## START Supplied entries

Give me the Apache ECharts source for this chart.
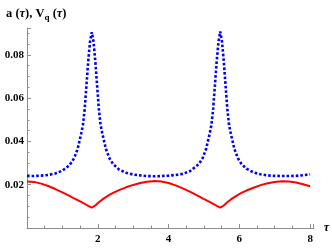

## END Supplied entries
## START Supplied entries

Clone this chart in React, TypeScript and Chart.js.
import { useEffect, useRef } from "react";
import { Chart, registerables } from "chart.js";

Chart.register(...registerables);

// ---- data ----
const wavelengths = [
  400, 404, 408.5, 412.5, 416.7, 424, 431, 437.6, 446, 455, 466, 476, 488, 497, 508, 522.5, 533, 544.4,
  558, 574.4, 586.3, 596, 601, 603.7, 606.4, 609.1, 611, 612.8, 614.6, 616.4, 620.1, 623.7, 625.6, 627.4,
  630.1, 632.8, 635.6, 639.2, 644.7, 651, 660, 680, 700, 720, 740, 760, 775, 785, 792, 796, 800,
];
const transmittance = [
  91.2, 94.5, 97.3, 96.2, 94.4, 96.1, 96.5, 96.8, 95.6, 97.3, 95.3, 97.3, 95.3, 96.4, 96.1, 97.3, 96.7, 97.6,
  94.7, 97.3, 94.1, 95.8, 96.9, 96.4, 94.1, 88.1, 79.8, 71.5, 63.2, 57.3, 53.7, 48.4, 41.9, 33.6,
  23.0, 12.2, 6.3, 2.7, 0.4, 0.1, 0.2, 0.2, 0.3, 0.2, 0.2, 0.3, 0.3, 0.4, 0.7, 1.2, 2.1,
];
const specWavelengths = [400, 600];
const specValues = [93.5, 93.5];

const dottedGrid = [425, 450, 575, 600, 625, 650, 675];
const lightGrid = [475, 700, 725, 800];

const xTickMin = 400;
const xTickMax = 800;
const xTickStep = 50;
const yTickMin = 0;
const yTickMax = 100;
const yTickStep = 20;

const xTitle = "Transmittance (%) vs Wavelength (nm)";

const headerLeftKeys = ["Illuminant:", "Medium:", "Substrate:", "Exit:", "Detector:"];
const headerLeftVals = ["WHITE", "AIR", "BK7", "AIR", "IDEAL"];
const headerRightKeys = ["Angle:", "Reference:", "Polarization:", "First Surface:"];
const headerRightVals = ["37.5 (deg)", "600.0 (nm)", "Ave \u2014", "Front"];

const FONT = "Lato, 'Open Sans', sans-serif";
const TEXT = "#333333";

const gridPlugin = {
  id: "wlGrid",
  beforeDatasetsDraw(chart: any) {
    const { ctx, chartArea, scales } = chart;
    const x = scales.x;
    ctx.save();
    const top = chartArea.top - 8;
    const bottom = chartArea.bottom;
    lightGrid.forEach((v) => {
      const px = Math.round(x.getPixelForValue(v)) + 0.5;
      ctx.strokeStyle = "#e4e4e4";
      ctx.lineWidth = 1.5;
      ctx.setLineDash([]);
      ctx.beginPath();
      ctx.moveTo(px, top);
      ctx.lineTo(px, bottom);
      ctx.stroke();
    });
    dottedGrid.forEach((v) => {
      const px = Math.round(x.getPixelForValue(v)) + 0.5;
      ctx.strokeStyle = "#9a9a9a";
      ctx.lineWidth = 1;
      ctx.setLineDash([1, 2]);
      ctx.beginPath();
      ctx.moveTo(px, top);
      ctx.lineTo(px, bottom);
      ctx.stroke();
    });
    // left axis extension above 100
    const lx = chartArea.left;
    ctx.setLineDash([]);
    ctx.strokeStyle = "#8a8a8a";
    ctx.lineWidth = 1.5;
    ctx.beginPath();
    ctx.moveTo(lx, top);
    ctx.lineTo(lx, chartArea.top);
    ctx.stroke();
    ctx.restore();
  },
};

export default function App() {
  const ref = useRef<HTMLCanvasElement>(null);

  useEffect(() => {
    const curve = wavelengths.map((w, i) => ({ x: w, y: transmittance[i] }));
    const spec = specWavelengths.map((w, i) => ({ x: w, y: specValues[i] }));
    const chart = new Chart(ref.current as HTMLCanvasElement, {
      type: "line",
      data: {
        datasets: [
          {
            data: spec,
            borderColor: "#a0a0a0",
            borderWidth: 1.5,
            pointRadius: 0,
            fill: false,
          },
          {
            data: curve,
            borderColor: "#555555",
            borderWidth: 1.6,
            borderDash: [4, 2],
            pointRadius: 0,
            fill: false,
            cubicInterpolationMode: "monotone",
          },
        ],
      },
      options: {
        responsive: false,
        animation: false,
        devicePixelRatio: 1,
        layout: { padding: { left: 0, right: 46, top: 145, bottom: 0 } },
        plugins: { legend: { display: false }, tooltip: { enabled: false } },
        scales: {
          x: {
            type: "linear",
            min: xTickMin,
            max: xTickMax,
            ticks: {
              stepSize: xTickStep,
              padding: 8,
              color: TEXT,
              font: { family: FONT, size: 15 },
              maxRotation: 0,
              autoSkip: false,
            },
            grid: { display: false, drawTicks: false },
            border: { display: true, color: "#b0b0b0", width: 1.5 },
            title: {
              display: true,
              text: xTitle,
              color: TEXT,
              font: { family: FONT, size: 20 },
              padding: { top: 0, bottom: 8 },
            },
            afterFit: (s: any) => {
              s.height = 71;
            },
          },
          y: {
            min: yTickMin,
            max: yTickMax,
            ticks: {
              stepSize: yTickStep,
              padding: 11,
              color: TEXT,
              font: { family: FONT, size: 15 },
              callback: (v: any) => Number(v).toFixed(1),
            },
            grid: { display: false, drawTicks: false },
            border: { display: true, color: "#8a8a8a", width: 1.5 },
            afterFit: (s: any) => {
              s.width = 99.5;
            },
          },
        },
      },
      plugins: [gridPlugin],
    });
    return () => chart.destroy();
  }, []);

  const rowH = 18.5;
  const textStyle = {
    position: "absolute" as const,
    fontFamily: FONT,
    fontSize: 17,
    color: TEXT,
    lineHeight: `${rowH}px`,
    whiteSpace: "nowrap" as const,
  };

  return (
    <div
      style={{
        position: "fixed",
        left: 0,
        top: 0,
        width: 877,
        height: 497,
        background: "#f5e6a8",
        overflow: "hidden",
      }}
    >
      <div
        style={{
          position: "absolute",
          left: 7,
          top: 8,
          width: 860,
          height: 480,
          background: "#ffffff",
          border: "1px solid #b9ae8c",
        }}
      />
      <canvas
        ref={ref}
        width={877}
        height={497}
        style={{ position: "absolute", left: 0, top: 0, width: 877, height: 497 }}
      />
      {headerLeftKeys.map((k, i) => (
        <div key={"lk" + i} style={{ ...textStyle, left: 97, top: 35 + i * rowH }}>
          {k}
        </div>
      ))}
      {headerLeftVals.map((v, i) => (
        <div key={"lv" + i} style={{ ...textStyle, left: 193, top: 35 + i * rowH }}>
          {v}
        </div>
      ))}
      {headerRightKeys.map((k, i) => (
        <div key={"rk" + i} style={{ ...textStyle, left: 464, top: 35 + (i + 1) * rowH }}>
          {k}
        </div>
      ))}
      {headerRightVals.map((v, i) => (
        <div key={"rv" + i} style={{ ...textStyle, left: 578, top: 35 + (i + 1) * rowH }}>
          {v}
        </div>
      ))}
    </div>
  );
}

## END Supplied entries

Short problem
Taking the records above, retype every line from the one with "Clone this chart" down to the one with "Chart.register(...registerables);", exactly and with nothing else.

Exercise output
Clone this chart in React, TypeScript and Chart.js.
import { useEffect, useRef } from "react";
import { Chart, registerables } from "chart.js";

Chart.register(...registerables);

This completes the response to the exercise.